[MISCHIEVOUS JACK.]

“Jack” sunneth himself.
He studieth Entomology.
He disdaineth the Fair Sex.
He arrangeth the Table.

I am gradually learning to estimate rightly the responsibility of having a jackdaw loose upon the premises.

There is really no way of circumventing Jack’s craftiness except by keeping him shut up all day in an outdoor aviary. I feel sorry to be driven to this course, and would far rather let him roam where he pleases; but his mischievous pranks have become unendurable.

I thought to-day I had made a great discovery, and that by placing a large stuffed flamingo at the open French window I should effectually frighten the jackdaw from entering.

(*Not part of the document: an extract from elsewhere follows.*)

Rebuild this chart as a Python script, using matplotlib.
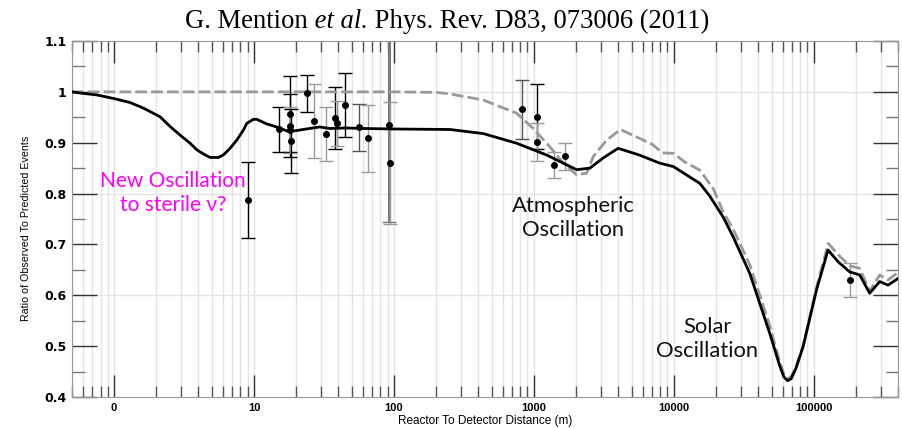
import matplotlib
matplotlib.use("Agg")
import matplotlib.pyplot as plt
from matplotlib.ticker import FixedLocator, NullFormatter

# solid black curve (with sterile neutrino), distance in m
black_x = [0.5, 0.6, 0.75, 0.99, 1.3, 1.62, 2.13, 2.51, 2.96, 3.49, 3.9, 4.34, 4.85, 5.56, 6.04,
           6.74, 7.52, 8.4, 8.87, 9.9, 10.45, 12.3,
           14.5, 17.6, 20.2, 25, 29.5, 34.8, 45, 60, 100, 251, 434, 752, 1230,
           2018, 2512, 3126, 4000, 5640, 7900, 9940, 15350, 18080, 22500, 26550,
           34900, 48500, 57000, 61000, 65000, 69000, 75000, 83900, 104500, 126500, 149200,
           180700, 213000, 251000, 296000, 339500, 400000]
black_y = [1.0, 0.997, 0.994, 0.987, 0.979, 0.968, 0.951, 0.932, 0.915, 0.899, 0.886, 0.878, 0.871, 0.871, 0.876,
           0.889, 0.905, 0.925, 0.938, 0.946, 0.946, 0.937,
           0.931, 0.922, 0.924, 0.928, 0.931, 0.928, 0.929, 0.928, 0.927, 0.926, 0.918, 0.899, 0.876,
           0.847, 0.850, 0.870, 0.889, 0.876, 0.860, 0.853, 0.820, 0.795, 0.754, 0.715,
           0.643, 0.525, 0.462, 0.440, 0.432, 0.436, 0.458, 0.499, 0.610, 0.689, 0.666,
           0.646, 0.640, 0.604, 0.627, 0.620, 0.633]

# dashed grey curve (standard three-flavour)
grey_x = [0.5, 1, 10, 100, 200, 251, 434, 752, 989, 1300, 1620, 2018, 2379, 2660,
          3306, 4160, 5640, 7000, 8300, 9940, 12000, 15350, 19100, 22500, 26550,
          34900, 48500, 57000, 61000, 65000, 69000, 75000, 83900, 104500, 127000, 149200,
          180700, 213000, 251000, 296000, 339500, 400000]
grey_y = [1.0, 1.0, 1.0, 1.0, 0.999, 0.996, 0.984, 0.958, 0.928, 0.892, 0.860, 0.837, 0.840, 0.873,
          0.905, 0.926, 0.909, 0.897, 0.880, 0.879, 0.862, 0.846, 0.810, 0.764, 0.730,
          0.660, 0.540, 0.470, 0.446, 0.436, 0.440, 0.462, 0.500, 0.615, 0.702, 0.680,
          0.658, 0.653, 0.608, 0.640, 0.630, 0.645]

# measured reactor points
pt_x = [9.0, 15.0, 18.0, 18.1, 18.2, 18.3, 24.0, 27.0, 32.7, 37.9, 39.4, 44.9,
        56.5, 64.9, 91.6, 93.5, 820, 1057, 1057, 1389, 1675, 180700]
pt_y = [0.787, 0.926, 0.956, 0.933, 0.925, 0.903, 0.997, 0.943, 0.918, 0.948, 0.938, 0.975,
        0.930, 0.909, 0.935, 0.861, 0.966, 0.951, 0.901, 0.856, 0.873, 0.630]
pt_err_lo = [0.075, 0.044, 0.075, 0.062, 0.045, 0.063, 0.037, 0.073, 0.053, 0.061, 0.045, 0.063,
             0.046, 0.066, 0.19, 0.12, 0.058, 0.064, 0.037, 0.025, 0.027, 0.033]
pt_err_hi = [0.075, 0.044, 0.075, 0.062, 0.045, 0.063, 0.037, 0.073, 0.053, 0.061, 0.045, 0.063,
             0.046, 0.066, 0.25, 0.12, 0.058, 0.064, 0.037, 0.025, 0.027, 0.033]
pt_col = ["k", "k", "k", "k", "g", "k", "k", "g", "g", "k", "g", "k",
          "d", "g", "t", "g", "d", "k", "g", "g", "g", "g"]

x_major = [1, 10, 100, 1000, 10000, 100000]
x_labels = ["0", "10", "100", "1000", "10000", "100000"]
y_major = [0.4, 0.5, 0.6, 0.7, 0.8, 0.9, 1.0, 1.1]
y_labels = ["0.4", "0.5", "0.6", "0.7", "0.8", "0.9", "1", "1.1"]

W, H = 903, 428
fig = plt.figure(figsize=(W / 100, H / 100), dpi=100)
ax = fig.add_axes([72 / W, 31 / H, 826 / W, 356 / H])
ax.set_xscale("log")
ax.set_xlim(0.5, 400000)
ax.set_ylim(0.4, 1.1)

# grid
x_minor = []
for d in [0.1, 1, 10, 100, 1000, 10000, 100000]:
    for s in range(2, 10):
        v = d * s
        if 0.5 <= v <= 400000:
            x_minor.append(v)
for v in x_major + x_minor:
    ax.axvline(v, color="#e4e4e4", lw=1, zorder=0)
for v in [0.6, 0.8, 1.0]:
    ax.axhline(v, color="#e4e4e4", lw=1, zorder=0)

# error bars
cols = {"k": ("black", 1.0), "g": ("#9a9a9a", 1.0), "d": ("#555555", 1.0), "t": ("#7a7a7a", 2.2)}
for x, y, lo, hi, c in zip(pt_x, pt_y, pt_err_lo, pt_err_hi, pt_col):
    col, lw = cols[c]
    ax.errorbar([x], [y], yerr=[[lo], [hi]], fmt="none", ecolor=col, elinewidth=lw,
                capsize=5, capthick=1, zorder=2)

ax.plot(grey_x, grey_y, color="#999999", lw=2, ls=(0, (4.2, 1.5)), zorder=3)
ax.plot(black_x, black_y, color="black", lw=2, zorder=4)
ax.plot(pt_x, pt_y, "o", color="black", ms=4, zorder=5)

# ticks
ax.xaxis.set_major_locator(FixedLocator(x_major))
ax.set_xticklabels(x_labels)
ax.xaxis.set_minor_locator(FixedLocator(x_minor))
ax.xaxis.set_minor_formatter(NullFormatter())
ax.set_yticks(y_major, y_labels)
ax.set_yticks([0.45, 0.55, 0.65, 0.75, 0.85, 0.95, 1.05], minor=True)
ax.tick_params(axis="x", which="major", direction="in", length=16, width=1, color="#333333",
               top=True, labelsize=8, pad=4)
ax.tick_params(axis="x", which="minor", direction="in", length=8, width=1, color="#555555", top=True)
ax.tick_params(axis="y", which="major", direction="in", length=18, width=1, color="#333333",
               right=True, labelsize=9, pad=4)
ax.tick_params(axis="y", which="minor", direction="in", length=9, width=1, color="#777777", right=True)
for lab in ax.get_xticklabels():
    lab.set_fontweight("bold")
    lab.set_family("Liberation Sans")
for lab in ax.get_yticklabels():
    lab.set_fontweight("bold")
    lab.set_family("DejaVu Sans")
for sp in ax.spines.values():
    sp.set_color("#999999")

ax.set_xlabel("Reactor To Detector Distance (m)", fontsize=8.5, family="Liberation Sans", labelpad=2)
fig.text(26 / W, 1 - 228 / H, "Ratio of Observed To Predicted Events", rotation=90,
         fontsize=7.7, family="Liberation Sans", ha="center", va="center")

# annotations
fig.text(173 / W, 1 - 193 / H, "New Oscillation\nto sterile \u03bd?",
         color="#ff00ff", fontsize=15, family="Lato", ha="center", va="center", linespacing=1.3)
fig.text(573 / W, 1 - 218 / H, "Atmospheric\nOscillation", color="#111111", fontsize=15.8,
         family="Lato", ha="center", va="center", linespacing=1.2)
fig.text(707 / W, 1 - 339 / H, "Solar\nOscillation", color="#111111", fontsize=15.8,
         family="Lato", ha="center", va="center", linespacing=1.2)

# title with italic part
ty = 1 - 28 / H
fs = 19.2
t1 = fig.text(0.2, ty, "G. Mention", fontsize=fs, family="Liberation Serif", va="baseline")
t2 = fig.text(0, 0, " et al.", fontsize=fs, family="Liberation Serif", style="italic", va="baseline")
t3 = fig.text(0, 0, " Phys. Rev. D83, 073006 (2011)", fontsize=fs, family="Liberation Serif", va="baseline")
r = fig.canvas.get_renderer()
w1 = t1.get_window_extent(r).width
w2 = t2.get_window_extent(r).width
w3 = t3.get_window_extent(r).width
x0 = 447 - (w1 + w2 + w3) / 2
t1.set_x(x0 / W)
t2.set_position(((x0 + w1) / W, ty))
t3.set_position(((x0 + w1 + w2) / W, ty))

fig.savefig("out.png", dpi=100)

I found him in the drawing-room on my writing-table busy about some evil deed, so I held up the great stuffed bird, at which Jack cast one horrified glance and then fled precipitately out at the window as if his last hour had come. Now, I thought, by placing the flamingo near the window, I could leave the room with an easy mind. Vain hope! I came back after a few minutes and found the impertinent jackdaw hopping about as happy as a king. He had pulled to pieces a rare foreign insect I had just been setting on a piece of cork. He had overturned all the small curios he could find, had pulled all the pins out of a pin-cushion, and, worst of all, he had opened a Mudie book and torn its map and pages to ribbons. That book will have to become my property and remain a monument of Jack’s misplaced energy.

It was humiliating to think how he must have chuckled at my flamingo. He had seen through the device at once and had no idea of submitting to be scared away by such a bogie.